— start —
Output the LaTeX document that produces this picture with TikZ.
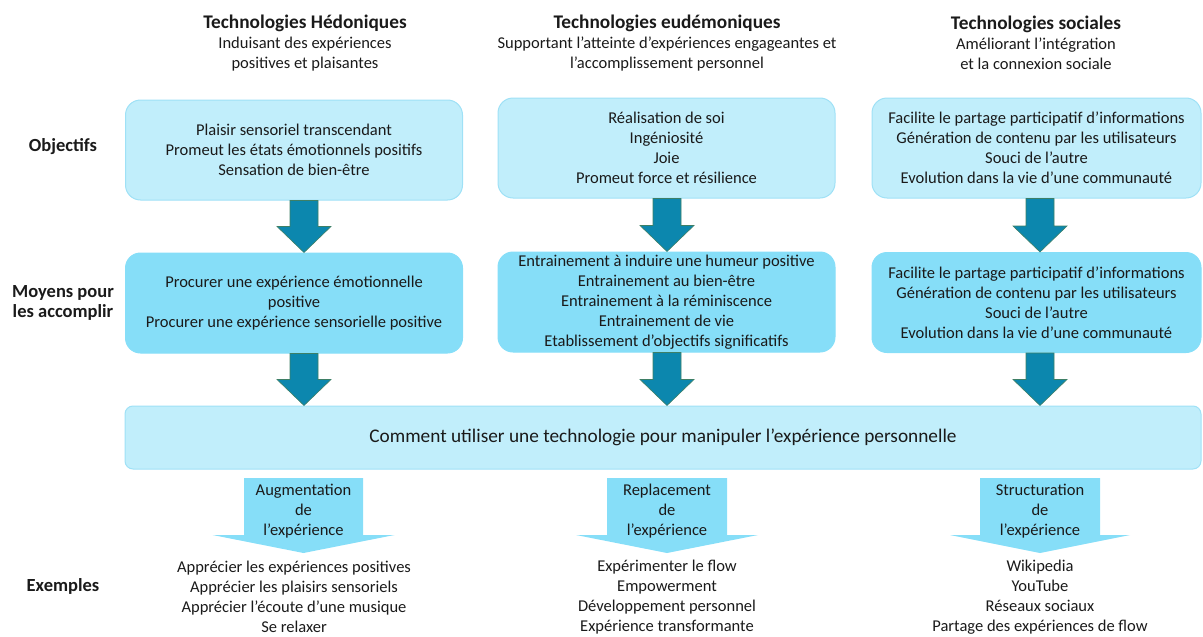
\documentclass[tikz,border=0pt]{standalone}
\usepackage{fontspec}
\setmainfont{Carlito}
\usetikzlibrary{calc}
\definecolor{lightbox}{HTML}{C1EEFB}
\definecolor{lightborder}{HTML}{9FE1F6}
\definecolor{midbox}{HTML}{86DEF8}
\definecolor{arrfill}{HTML}{0C87AE}
\definecolor{arrdraw}{HTML}{3E7F66}
\definecolor{txt}{HTML}{1A1A1A}
\tikzset{
  base/.style={font=\fontsize{16.5}{20}\selectfont, text=txt, align=center},
  objbox/.style={base, draw=lightborder, fill=lightbox, line width=1pt, rounded corners=15pt, minimum height=100pt, inner sep=0pt},
  moybox/.style={base, draw=midbox, fill=midbox, line width=1pt, rounded corners=15pt, minimum height=100pt, inner sep=0pt},
  centralbox/.style={draw=lightborder, fill=lightbox, line width=1pt, rounded corners=8pt, minimum height=63pt, minimum width=1076pt, font=\fontsize{19.3}{22}\selectfont, text=txt},
  header/.style={base},
  rowlabel/.style={base, font=\bfseries\fontsize{18.5}{20}\selectfont},
  blockarrow/.style={fill=arrfill, draw=arrdraw, line width=0.6pt},
  callout/.style={fill=midbox},
  callouttext/.style={base, inner sep=0pt},
}
\newcommand\blockarr[3]{%
  \path[blockarrow] let \p1=(#2.south), \p2=(#3.north) in
    (#1pt-14pt,\y1) -- (#1pt-14pt,\y2+26pt) -- (#1pt-27pt,\y2+26pt) -- (#1pt,\y2)
    -- (#1pt+27pt,\y2+26pt) -- (#1pt+14pt,\y2+26pt) -- (#1pt+14pt,\y1) -- cycle;}
\newcommand\calloutshape[5]{% center x, half rect width, head half width, rect top, rect bottom ; tip = bottom+18
  \path[callout] (#1pt-#2pt,-#4pt) -- (#1pt+#2pt,-#4pt) -- (#1pt+#2pt,-#5pt) -- (#1pt+#3pt,-#5pt)
    -- (#1pt,-#5pt-18pt) -- (#1pt-#3pt,-#5pt) -- (#1pt-#2pt,-#5pt) -- cycle;}
\begin{document}
\begin{tikzpicture}[x=1pt,y=-1pt]
\useasboundingbox (0,0) rectangle (1203,637);
% headers
\node[header] (h1) at (305,43) {\textbf{\fontsize{19.3}{20}\selectfont Technologies Hédoniques}\\Induisant des expériences\\positives et plaisantes};
\node[header] (h2) at (667,43) {\textbf{\fontsize{19.3}{20}\selectfont Technologies eudémoniques}\\Supportant l’atteinte d’expériences engageantes et\\l’accomplissement personnel};
\node[header] (h3) at (1036,43) {\textbf{\fontsize{19.3}{20}\selectfont Technologies sociales}\\Améliorant l’intégration\\et la connexion sociale};
% row labels
\node[rowlabel] (l1) at (63,147) {Objectifs};
\node[rowlabel] (l2) at (63,303) {Moyens pour\\les accomplir};
\node[rowlabel] (l3) at (63,586) {Exemples};
% objective boxes
\node[objbox, minimum width=337pt] (o1) at (294,150) {Plaisir sensoriel transcendant\\Promeut les états émotionnels positifs\\Sensation de bien-être};
\node[objbox, minimum width=337pt] (o2) at (666.5,148) {Réalisation de soi\\Ingéniosité\\Joie\\Promeut force et résilience};
\node[objbox, minimum width=329pt] (o3) at (1036.5,148) {Facilite le partage participatif d’informations\\Génération de contenu par les utilisateurs\\Souci de l’autre\\Evolution dans la vie d’une communauté};
% means boxes
\node[moybox, minimum width=337pt] (m1) at (294,303) {Procurer une expérience émotionnelle\\positive\\Procurer une expérience sensorielle positive};
\node[moybox, minimum width=337pt] (m2) at (666.5,302) {Entrainement à induire une humeur positive\\Entrainement au bien-être\\Entrainement à la réminiscence\\Entrainement de vie\\Etablissement d’objectifs significatifs};
\node[moybox, minimum width=329pt] (m3) at (1036.5,302.5) {Facilite le partage participatif d’informations\\Génération de contenu par les utilisateurs\\Souci de l’autre\\Evolution dans la vie d’une communauté};
% central box
\node[centralbox] (c) at (663,437.5) {Comment utiliser une technologie pour manipuler l’expérience personnelle};
% block arrows
\blockarr{304}{o1}{m1}
\blockarr{667}{o2}{m2}
\blockarr{1040}{o3}{m3}
\blockarr{304}{m1}{c}
\blockarr{667}{m2}{c}
\blockarr{1040}{m3}{c}
% callouts
\calloutshape{303.5}{59.5}{91}{478}{535}
\calloutshape{667}{60}{91}{478}{535}
\calloutshape{1040}{60}{90}{478}{535}
\node[callouttext] (k1) at (303.5,511) {Augmentation\\de\\l’expérience};
\node[callouttext] (k2) at (667,511) {Replacement\\de\\l’expérience};
\node[callouttext] (k3) at (1040,511) {Structuration\\de\\l’expérience};
% examples
\node[base] (e1) at (294,597) {Apprécier les expériences positives\\Apprécier les plaisirs sensoriels\\Apprécier l’écoute d’une musique\\Se relaxer};
\node[base] (e2) at (667,597) {Expérimenter le flow\\Empowerment\\Développement personnel\\Expérience transformante};
\node[base] (e3) at (1040,597) {Wikipedia\\YouTube\\Réseaux sociaux\\Partage des expériences de flow};
\end{tikzpicture}
\end{document}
— end —
**Set problem:**
Repeat the material above word for word and skip every image in it.

**Solution:**
Output the LaTeX document that produces this picture with TikZ.
\documentclass[tikz,border=0pt]{standalone}
\usepackage{fontspec}
\setmainfont{Carlito}
\usetikzlibrary{calc}
\definecolor{lightbox}{HTML}{C1EEFB}
\definecolor{lightborder}{HTML}{9FE1F6}
\definecolor{midbox}{HTML}{86DEF8}
\definecolor{arrfill}{HTML}{0C87AE}
\definecolor{arrdraw}{HTML}{3E7F66}
\definecolor{txt}{HTML}{1A1A1A}
\tikzset{
  base/.style={font=\fontsize{16.5}{20}\selectfont, text=txt, align=center},
  objbox/.style={base, draw=lightborder, fill=lightbox, line width=1pt, rounded corners=15pt, minimum height=100pt, inner sep=0pt},
  moybox/.style={base, draw=midbox, fill=midbox, line width=1pt, rounded corners=15pt, minimum height=100pt, inner sep=0pt},
  centralbox/.style={draw=lightborder, fill=lightbox, line width=1pt, rounded corners=8pt, minimum height=63pt, minimum width=1076pt, font=\fontsize{19.3}{22}\selectfont, text=txt},
  header/.style={base},
  rowlabel/.style={base, font=\bfseries\fontsize{18.5}{20}\selectfont},
  blockarrow/.style={fill=arrfill, draw=arrdraw, line width=0.6pt},
  callout/.style={fill=midbox},
  callouttext/.style={base, inner sep=0pt},
}
\newcommand\blockarr[3]{%
  \path[blockarrow] let \p1=(#2.south), \p2=(#3.north) in
    (#1pt-14pt,\y1) -- (#1pt-14pt,\y2+26pt) -- (#1pt-27pt,\y2+26pt) -- (#1pt,\y2)
    -- (#1pt+27pt,\y2+26pt) -- (#1pt+14pt,\y2+26pt) -- (#1pt+14pt,\y1) -- cycle;}
\newcommand\calloutshape[5]{% center x, half rect width, head half width, rect top, rect bottom ; tip = bottom+18
  \path[callout] (#1pt-#2pt,-#4pt) -- (#1pt+#2pt,-#4pt) -- (#1pt+#2pt,-#5pt) -- (#1pt+#3pt,-#5pt)
    -- (#1pt,-#5pt-18pt) -- (#1pt-#3pt,-#5pt) -- (#1pt-#2pt,-#5pt) -- cycle;}
\begin{document}
\begin{tikzpicture}[x=1pt,y=-1pt]
\useasboundingbox (0,0) rectangle (1203,637);
% headers
\node[header] (h1) at (305,43) {\textbf{\fontsize{19.3}{20}\selectfont Technologies Hédoniques}\\Induisant des expériences\\positives et plaisantes};
\node[header] (h2) at (667,43) {\textbf{\fontsize{19.3}{20}\selectfont Technologies eudémoniques}\\Supportant l’atteinte d’expériences engageantes et\\l’accomplissement personnel};
\node[header] (h3) at (1036,43) {\textbf{\fontsize{19.3}{20}\selectfont Technologies sociales}\\Améliorant l’intégration\\et la connexion sociale};
% row labels
\node[rowlabel] (l1) at (63,147) {Objectifs};
\node[rowlabel] (l2) at (63,303) {Moyens pour\\les accomplir};
\node[rowlabel] (l3) at (63,586) {Exemples};
% objective boxes
\node[objbox, minimum width=337pt] (o1) at (294,150) {Plaisir sensoriel transcendant\\Promeut les états émotionnels positifs\\Sensation de bien-être};
\node[objbox, minimum width=337pt] (o2) at (666.5,148) {Réalisation de soi\\Ingéniosité\\Joie\\Promeut force et résilience};
\node[objbox, minimum width=329pt] (o3) at (1036.5,148) {Facilite le partage participatif d’informations\\Génération de contenu par les utilisateurs\\Souci de l’autre\\Evolution dans la vie d’une communauté};
% means boxes
\node[moybox, minimum width=337pt] (m1) at (294,303) {Procurer une expérience émotionnelle\\positive\\Procurer une expérience sensorielle positive};
\node[moybox, minimum width=337pt] (m2) at (666.5,302) {Entrainement à induire une humeur positive\\Entrainement au bien-être\\Entrainement à la réminiscence\\Entrainement de vie\\Etablissement d’objectifs significatifs};
\node[moybox, minimum width=329pt] (m3) at (1036.5,302.5) {Facilite le partage participatif d’informations\\Génération de contenu par les utilisateurs\\Souci de l’autre\\Evolution dans la vie d’une communauté};
% central box
\node[centralbox] (c) at (663,437.5) {Comment utiliser une technologie pour manipuler l’expérience personnelle};
% block arrows
\blockarr{304}{o1}{m1}
\blockarr{667}{o2}{m2}
\blockarr{1040}{o3}{m3}
\blockarr{304}{m1}{c}
\blockarr{667}{m2}{c}
\blockarr{1040}{m3}{c}
% callouts
\calloutshape{303.5}{59.5}{91}{478}{535}
\calloutshape{667}{60}{91}{478}{535}
\calloutshape{1040}{60}{90}{478}{535}
\node[callouttext] (k1) at (303.5,511) {Augmentation\\de\\l’expérience};
\node[callouttext] (k2) at (667,511) {Replacement\\de\\l’expérience};
\node[callouttext] (k3) at (1040,511) {Structuration\\de\\l’expérience};
% examples
\node[base] (e1) at (294,597) {Apprécier les expériences positives\\Apprécier les plaisirs sensoriels\\Apprécier l’écoute d’une musique\\Se relaxer};
\node[base] (e2) at (667,597) {Expérimenter le flow\\Empowerment\\Développement personnel\\Expérience transformante};
\node[base] (e3) at (1040,597) {Wikipedia\\YouTube\\Réseaux sociaux\\Partage des expériences de flow};
\end{tikzpicture}
\end{document}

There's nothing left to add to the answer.